- **EXERCISE TASK**
Copy every line of the records below that holds the word "matplotlib".

- **MATERIAL TO PROCESS**
------

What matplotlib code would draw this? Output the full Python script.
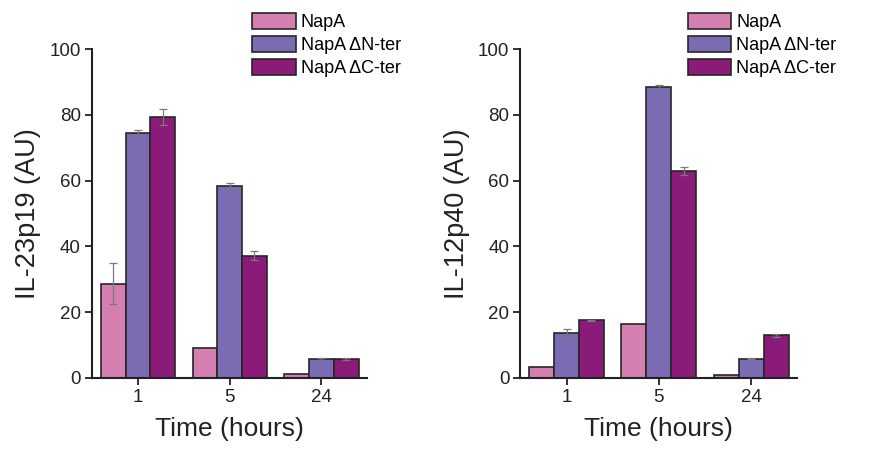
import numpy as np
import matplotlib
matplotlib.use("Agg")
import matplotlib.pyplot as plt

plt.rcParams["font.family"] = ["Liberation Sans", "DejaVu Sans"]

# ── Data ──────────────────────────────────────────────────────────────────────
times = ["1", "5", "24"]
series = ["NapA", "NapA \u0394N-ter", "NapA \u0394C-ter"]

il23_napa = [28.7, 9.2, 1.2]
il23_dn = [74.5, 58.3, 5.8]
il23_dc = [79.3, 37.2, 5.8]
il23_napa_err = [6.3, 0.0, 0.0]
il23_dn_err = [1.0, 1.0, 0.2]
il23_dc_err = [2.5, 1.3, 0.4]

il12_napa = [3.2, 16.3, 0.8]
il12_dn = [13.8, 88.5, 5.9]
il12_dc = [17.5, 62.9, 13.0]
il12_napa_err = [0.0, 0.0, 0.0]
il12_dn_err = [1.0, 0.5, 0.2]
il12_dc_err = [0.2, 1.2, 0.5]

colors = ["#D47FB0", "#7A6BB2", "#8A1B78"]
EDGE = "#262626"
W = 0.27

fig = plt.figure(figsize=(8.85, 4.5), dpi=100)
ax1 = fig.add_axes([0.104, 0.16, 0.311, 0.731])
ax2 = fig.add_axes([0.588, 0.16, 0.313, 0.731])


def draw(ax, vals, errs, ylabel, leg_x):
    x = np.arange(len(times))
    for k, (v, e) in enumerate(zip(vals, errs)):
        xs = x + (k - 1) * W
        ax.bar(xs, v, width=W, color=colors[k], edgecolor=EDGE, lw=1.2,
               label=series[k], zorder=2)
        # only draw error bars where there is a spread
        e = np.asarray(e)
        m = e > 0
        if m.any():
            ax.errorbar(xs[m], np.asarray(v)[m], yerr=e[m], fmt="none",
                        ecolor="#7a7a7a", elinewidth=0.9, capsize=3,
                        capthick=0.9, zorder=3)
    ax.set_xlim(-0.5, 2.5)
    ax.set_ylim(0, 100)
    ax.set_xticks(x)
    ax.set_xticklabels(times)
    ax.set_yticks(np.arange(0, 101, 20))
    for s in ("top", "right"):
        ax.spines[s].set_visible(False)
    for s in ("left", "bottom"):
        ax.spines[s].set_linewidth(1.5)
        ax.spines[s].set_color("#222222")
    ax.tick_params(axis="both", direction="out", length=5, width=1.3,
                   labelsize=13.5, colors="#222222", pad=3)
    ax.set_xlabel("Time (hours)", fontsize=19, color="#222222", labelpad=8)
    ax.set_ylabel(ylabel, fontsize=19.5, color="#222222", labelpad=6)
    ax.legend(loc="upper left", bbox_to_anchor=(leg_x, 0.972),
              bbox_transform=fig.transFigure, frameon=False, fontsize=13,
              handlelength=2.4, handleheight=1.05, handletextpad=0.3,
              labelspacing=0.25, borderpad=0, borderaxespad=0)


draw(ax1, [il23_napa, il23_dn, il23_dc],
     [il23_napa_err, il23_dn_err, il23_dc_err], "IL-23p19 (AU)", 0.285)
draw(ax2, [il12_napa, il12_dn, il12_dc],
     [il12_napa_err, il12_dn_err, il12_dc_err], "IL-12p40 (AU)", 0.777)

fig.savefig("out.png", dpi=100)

------

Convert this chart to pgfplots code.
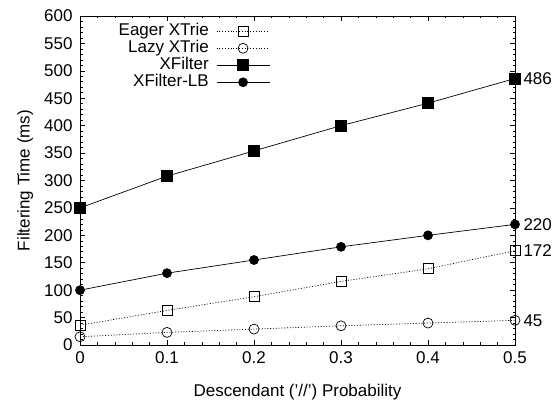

------

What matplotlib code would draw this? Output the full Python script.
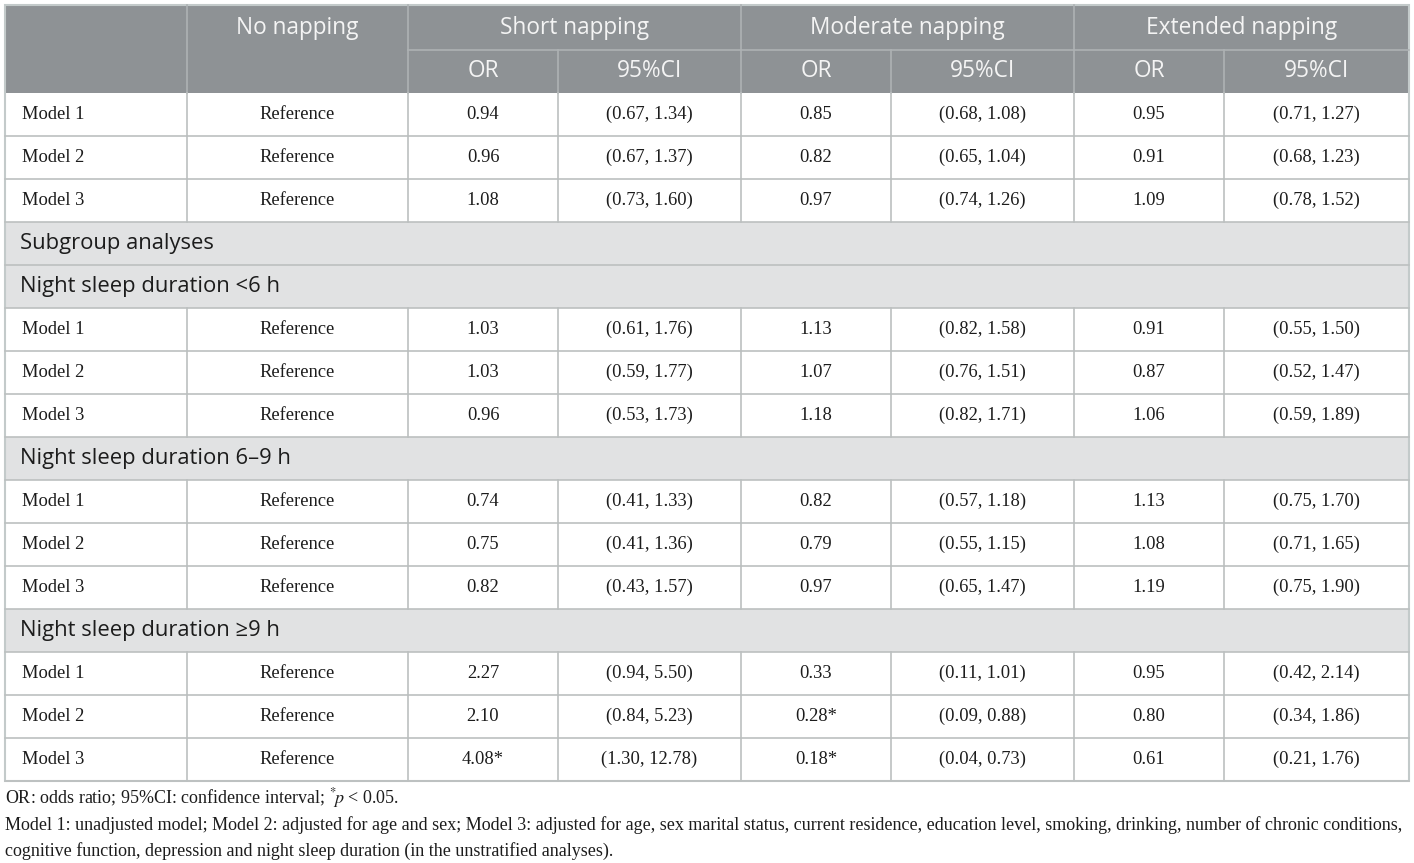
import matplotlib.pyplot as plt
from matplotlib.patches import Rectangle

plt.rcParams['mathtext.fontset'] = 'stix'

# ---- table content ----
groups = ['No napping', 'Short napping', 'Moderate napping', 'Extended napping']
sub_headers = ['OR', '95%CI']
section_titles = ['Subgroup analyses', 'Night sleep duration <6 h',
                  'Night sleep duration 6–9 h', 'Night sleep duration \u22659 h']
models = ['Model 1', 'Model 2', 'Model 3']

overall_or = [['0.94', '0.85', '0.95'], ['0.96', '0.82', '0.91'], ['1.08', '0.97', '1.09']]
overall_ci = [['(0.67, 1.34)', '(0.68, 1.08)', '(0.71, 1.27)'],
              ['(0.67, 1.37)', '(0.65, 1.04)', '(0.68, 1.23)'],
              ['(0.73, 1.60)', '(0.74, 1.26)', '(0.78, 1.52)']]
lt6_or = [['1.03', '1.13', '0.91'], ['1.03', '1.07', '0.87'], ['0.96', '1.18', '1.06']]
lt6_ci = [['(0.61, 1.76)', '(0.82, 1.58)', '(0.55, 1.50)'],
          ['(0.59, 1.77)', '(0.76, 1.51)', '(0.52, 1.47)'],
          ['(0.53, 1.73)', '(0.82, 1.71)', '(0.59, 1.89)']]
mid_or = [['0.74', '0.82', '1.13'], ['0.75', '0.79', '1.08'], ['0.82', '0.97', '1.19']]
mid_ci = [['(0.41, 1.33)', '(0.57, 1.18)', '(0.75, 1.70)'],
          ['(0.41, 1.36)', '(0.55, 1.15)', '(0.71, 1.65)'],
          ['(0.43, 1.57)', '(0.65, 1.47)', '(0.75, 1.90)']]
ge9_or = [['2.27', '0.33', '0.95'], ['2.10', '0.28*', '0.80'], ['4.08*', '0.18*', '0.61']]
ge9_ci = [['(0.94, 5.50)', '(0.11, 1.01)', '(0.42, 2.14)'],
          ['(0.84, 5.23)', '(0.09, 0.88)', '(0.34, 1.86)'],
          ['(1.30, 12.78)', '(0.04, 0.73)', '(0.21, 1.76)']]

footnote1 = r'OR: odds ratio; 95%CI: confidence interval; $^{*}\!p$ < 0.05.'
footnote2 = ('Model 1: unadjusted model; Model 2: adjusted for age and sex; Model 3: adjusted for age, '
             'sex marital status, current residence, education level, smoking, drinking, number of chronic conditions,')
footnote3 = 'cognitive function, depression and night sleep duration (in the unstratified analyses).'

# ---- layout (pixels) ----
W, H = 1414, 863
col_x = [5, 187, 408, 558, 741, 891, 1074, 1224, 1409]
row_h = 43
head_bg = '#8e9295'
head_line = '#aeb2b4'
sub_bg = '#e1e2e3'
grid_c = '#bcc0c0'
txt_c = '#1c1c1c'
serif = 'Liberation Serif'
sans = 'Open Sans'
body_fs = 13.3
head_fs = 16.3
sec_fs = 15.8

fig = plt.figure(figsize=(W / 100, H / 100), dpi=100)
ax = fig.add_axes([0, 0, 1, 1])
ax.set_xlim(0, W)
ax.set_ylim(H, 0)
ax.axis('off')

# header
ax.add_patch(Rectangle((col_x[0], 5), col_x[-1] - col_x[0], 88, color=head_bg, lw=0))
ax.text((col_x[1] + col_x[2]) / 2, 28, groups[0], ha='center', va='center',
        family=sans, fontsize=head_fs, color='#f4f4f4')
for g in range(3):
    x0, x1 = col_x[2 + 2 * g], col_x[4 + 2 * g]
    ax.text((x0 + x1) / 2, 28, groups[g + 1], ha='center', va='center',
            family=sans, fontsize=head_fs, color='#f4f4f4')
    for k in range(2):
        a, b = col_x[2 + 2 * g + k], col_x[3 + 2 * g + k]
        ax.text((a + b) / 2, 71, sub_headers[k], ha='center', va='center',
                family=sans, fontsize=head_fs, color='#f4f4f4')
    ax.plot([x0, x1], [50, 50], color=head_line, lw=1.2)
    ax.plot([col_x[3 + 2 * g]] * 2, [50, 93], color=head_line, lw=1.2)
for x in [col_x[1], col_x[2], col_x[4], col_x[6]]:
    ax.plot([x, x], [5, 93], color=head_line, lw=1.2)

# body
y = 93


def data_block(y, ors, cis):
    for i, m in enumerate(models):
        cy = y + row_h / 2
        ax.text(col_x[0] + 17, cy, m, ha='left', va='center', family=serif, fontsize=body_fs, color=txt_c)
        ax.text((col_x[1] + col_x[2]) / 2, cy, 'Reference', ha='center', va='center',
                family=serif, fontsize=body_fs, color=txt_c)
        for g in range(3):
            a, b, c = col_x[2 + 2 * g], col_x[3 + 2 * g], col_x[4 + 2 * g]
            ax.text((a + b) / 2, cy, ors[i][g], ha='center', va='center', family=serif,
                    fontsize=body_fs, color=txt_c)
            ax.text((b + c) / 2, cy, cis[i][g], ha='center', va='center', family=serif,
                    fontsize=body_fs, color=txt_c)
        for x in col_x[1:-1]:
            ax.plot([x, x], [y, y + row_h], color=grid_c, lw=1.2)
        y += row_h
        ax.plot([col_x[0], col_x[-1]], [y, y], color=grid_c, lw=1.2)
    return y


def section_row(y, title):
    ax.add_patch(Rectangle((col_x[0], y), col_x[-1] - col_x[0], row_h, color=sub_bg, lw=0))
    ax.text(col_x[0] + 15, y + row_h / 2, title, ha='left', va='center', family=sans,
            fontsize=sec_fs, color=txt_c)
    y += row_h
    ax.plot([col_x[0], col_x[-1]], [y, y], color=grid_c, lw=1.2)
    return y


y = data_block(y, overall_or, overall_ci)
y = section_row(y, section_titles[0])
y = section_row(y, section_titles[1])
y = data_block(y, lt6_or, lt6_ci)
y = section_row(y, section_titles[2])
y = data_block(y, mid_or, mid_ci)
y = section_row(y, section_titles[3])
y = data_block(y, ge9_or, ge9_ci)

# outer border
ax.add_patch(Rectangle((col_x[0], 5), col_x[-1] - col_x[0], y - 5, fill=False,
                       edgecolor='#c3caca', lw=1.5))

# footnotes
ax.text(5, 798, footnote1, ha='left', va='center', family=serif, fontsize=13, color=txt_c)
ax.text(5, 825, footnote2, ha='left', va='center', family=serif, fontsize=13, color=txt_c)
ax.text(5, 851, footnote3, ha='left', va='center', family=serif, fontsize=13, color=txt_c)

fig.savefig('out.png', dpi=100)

------

- **WRITTEN SOLUTION**
What matplotlib code would draw this? Output the full Python script.
import matplotlib
matplotlib.use("Agg")
import matplotlib.pyplot as plt
What matplotlib code would draw this? Output the full Python script.
import matplotlib.pyplot as plt
from matplotlib.patches import Rectangle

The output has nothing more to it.